Considerata la grave crisi umanitaria, aggravata anche dal sisma, lo scorso 13 febbraio il Consiglio di Sicurezza delle Nazioni Unite aveva adottato una risoluzione che consentiva di fornire aiuti al nord-ovest della Siria per anno. Il governo siriano, tuttavia, in accordo con la Russia, ha consentito l’ingresso solo per tre mesi, rinnovando di ulteriori sei mesi alla scadenza. Una decisione contro il popolo siriano stesso, in applicazione della cosiddetta “punizione collettiva” verso le aree ribelli. I miliziani, va ricordato, sono però una minima parte della popolazione, composta soprattutto da giovani e bambini.
“Non vi è alcun argomento razionale o morale perché la Russia ponga il veto alla risoluzione sugli aiuti transfrontalieri in Siria” ha commentato Barbara Woodward, rappresentante permanente della Gran Bretagna alle Nazioni Unite. “La Russia ha ancora una volta usato il proprio veto per limitare l'accesso umanitario salvavita a quattro milioni di siriani. L'accesso umanitario dovrebbe rispondere ai bisogni primari e non dovrebbe essere preso in ostaggio dalla Russia”, ha aggiunto Woodward.

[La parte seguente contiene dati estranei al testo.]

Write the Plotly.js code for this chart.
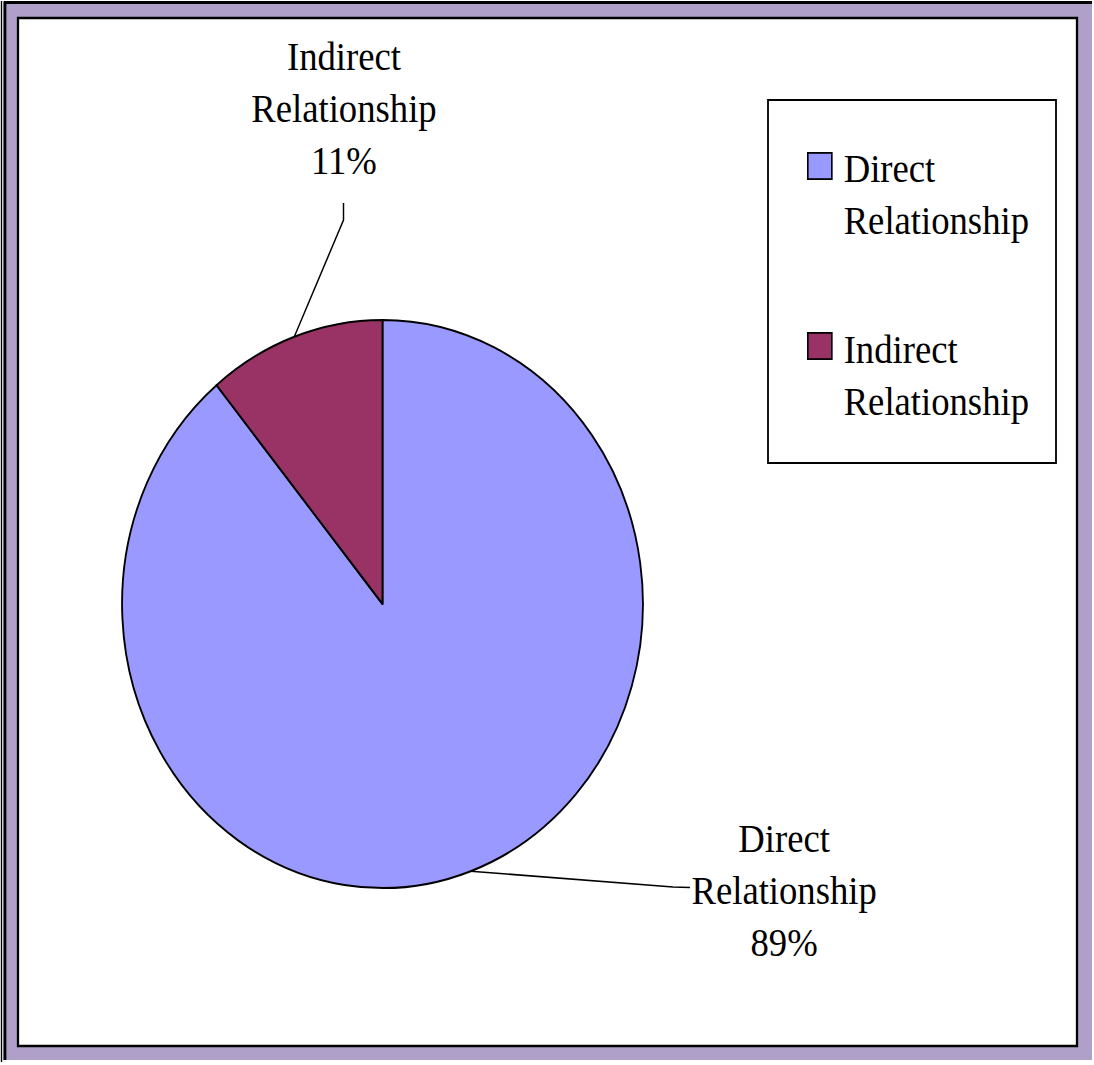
<!DOCTYPE html>
<html><head><meta charset="utf-8">
<script src="https://cdn.plot.ly/plotly-3.0.1.min.js"></script>
<style>
html,body{margin:0;padding:0;background:#fff;overflow:hidden}
#wrap{width:1094px;height:1065px;overflow:hidden}
#chart{width:1193px;height:1065px;transform:scaleX(0.917016);transform-origin:0 0}
</style>
</head><body><div id="wrap"><div id="chart"></div></div>
<script>
// ---- data ----
const categories = ["Direct Relationship", "Indirect Relationship"];
const values = [89, 11];
const colors = ["#9999FF", "#993366"];

// ---- helpers (screen px -> paper fractions) ----
const PW = 1094, PH = 1065, W = 1193;
const px = x => x / PW;
const py = y => 1 - y / PH;
const FONT = "Liberation Serif, Times New Roman, serif";
const FS = 40;

const total = values.reduce((a, b) => a + b, 0);
const pct = values.map(v => Math.round(v / total * 100) + "%");
const twoLine = categories.map(c => c.replace(" ", "<br>"));

// pie domain
const dom = {x: [px(122), px(643)], y: [py(888), py(320)]};
const cx = (dom.x[0] + dom.x[1]) / 2, cy = (dom.y[0] + dom.y[1]) / 2;
const rpx = Math.min((dom.x[1] - dom.x[0]) * W, (dom.y[1] - dom.y[0]) * PH) / 2;
const rx = rpx / W, ry = rpx / PH;

// slice mid-angle edge points (clockwise from top)
let cum = 0;
const edge = values.map(v => {
  const th = 2 * Math.PI * (cum + v / 2) / total; cum += v;
  return [cx + rx * Math.sin(th), cy + ry * Math.cos(th)];
});

const trace = {
  type: "pie",
  labels: categories,
  values: values,
  sort: false,
  direction: "clockwise",
  rotation: 0,
  marker: {colors: colors, line: {color: "#000", width: 2}},
  textinfo: "none",
  hoverinfo: "skip",
  showlegend: false,
  domain: dom
};

const PURPLE = "#AEA0C8";
const shapes = [
  {type: "rect", xref: "paper", yref: "paper", x0: px(3), x1: px(1092), y0: py(1060), y1: py(2), fillcolor: PURPLE, line: {width: 0}, layer: "below"},
  {type: "path", xref: "paper", yref: "paper", path: `M${px(5)},${py(1060)} L${px(5)},${py(2.5)} L${px(1092)},${py(2.5)}`, line: {color: "#000", width: 3}, layer: "below"},
  {type: "path", xref: "paper", yref: "paper", path: `M${px(1.5)},${py(1062)} L${px(1.5)},${py(1)}`, line: {color: "#000", width: 1.5}, layer: "below"},
  {type: "rect", xref: "paper", yref: "paper", x0: px(18), x1: px(1077), y0: py(1046), y1: py(18), fillcolor: "#fff", line: {color: "#000", width: 2.5}, layer: "below"},
  // legend box
  {type: "rect", xref: "paper", yref: "paper", x0: px(768), x1: px(1056), y0: py(463), y1: py(100), fillcolor: "#fff", line: {color: "#000", width: 2}, layer: "below"},
  // leader lines
  {type: "path", xref: "paper", yref: "paper", path: `M${edge[1][0]},${edge[1][1]} L${px(343.5)},${py(220)} L${px(343.5)},${py(203)}`, line: {color: "#000", width: 1.6}},
  {type: "path", xref: "paper", yref: "paper", path: `M${edge[0][0]},${edge[0][1]} L${px(673)},${py(887)} L${px(690)},${py(887.5)}`, line: {color: "#000", width: 1.6}}
];

const font = {family: FONT, size: FS, color: "#000"};
const annotations = [
  // slice labels
  {xref: "paper", yref: "paper", x: px(784), y: py(815), xanchor: "center", yanchor: "top", showarrow: false, align: "center", borderpad: 0,
   text: twoLine[0] + "<br>" + pct[0], font: font},
  {xref: "paper", yref: "paper", x: px(344), y: py(33), xanchor: "center", yanchor: "top", showarrow: false, align: "center", borderpad: 0,
   text: twoLine[1] + "<br>" + pct[1], font: font}
];
// legend entries
const legY = [[166.3, 144.5], [345.8, 326]];
categories.forEach((c, i) => {
  annotations.push({xref: "paper", yref: "paper", x: px(819.7), y: py(legY[i][0]), xanchor: "center", yanchor: "middle",
    showarrow: false, text: " ", width: 24, height: 24, borderpad: 0, bgcolor: colors[i], bordercolor: "#000", borderwidth: 1.8,
    font: {family: FONT, size: 10}});
  annotations.push({xref: "paper", yref: "paper", x: px(843), y: py(legY[i][1]), xanchor: "left", yanchor: "top",
    showarrow: false, align: "left", borderpad: 0, text: twoLine[i], font: font});
});

const layout = {
  width: W, height: PH,
  margin: {l: 0, r: 0, t: 0, b: 0, pad: 0},
  paper_bgcolor: "#fff",
  showlegend: false,
  shapes: shapes,
  annotations: annotations
};

Plotly.newPlot("chart", [trace], layout, {staticPlot: true, displayModeBar: false});
</script>
</body></html>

Il Consiglio di Sicurezza si era posto l’obiettivo di consentire una proroga di ulteriori dodici mesi per l’ingresso degli aiuti umanitari di cui i civili nell’area “hanno un disperato bisogno”, stando a quanto denunciano le stesse organizzazioni umanitarie autorizzate a operare nell’area. Preoccupazione è stata espressa anche dall’ International Rescue Committee, che ha sottolineato che le Nazioni Unite forniscono l'80% degli aiuti alimentari nel nord-ovest della Siria. Oltre 70.000 bambini dipendono dai programmi nutrizionali finanziati dalle Nazioni Unite stesse per la loro sopravvivenza, la maggior parte dei quali viaggia proprio attraverso il valico di Bab al-Hawa, che è l’unico autorizzato dal Consiglio di sicurezza delle Nazioni Unite.
La situazione in Siria resta fortemente critica. Secondo l’ultimo report diffuso dal Syrian Network for Human Rights, dall’inizio dell’anno sono stati uccisi in Siria 501 civili, tra cui 71 bambini e 42 donne e 20 persone sono morte sotto tortura. La maggior parte delle vittime, secondo il documento, è rimasta uccisa dai bombardamenti governativi.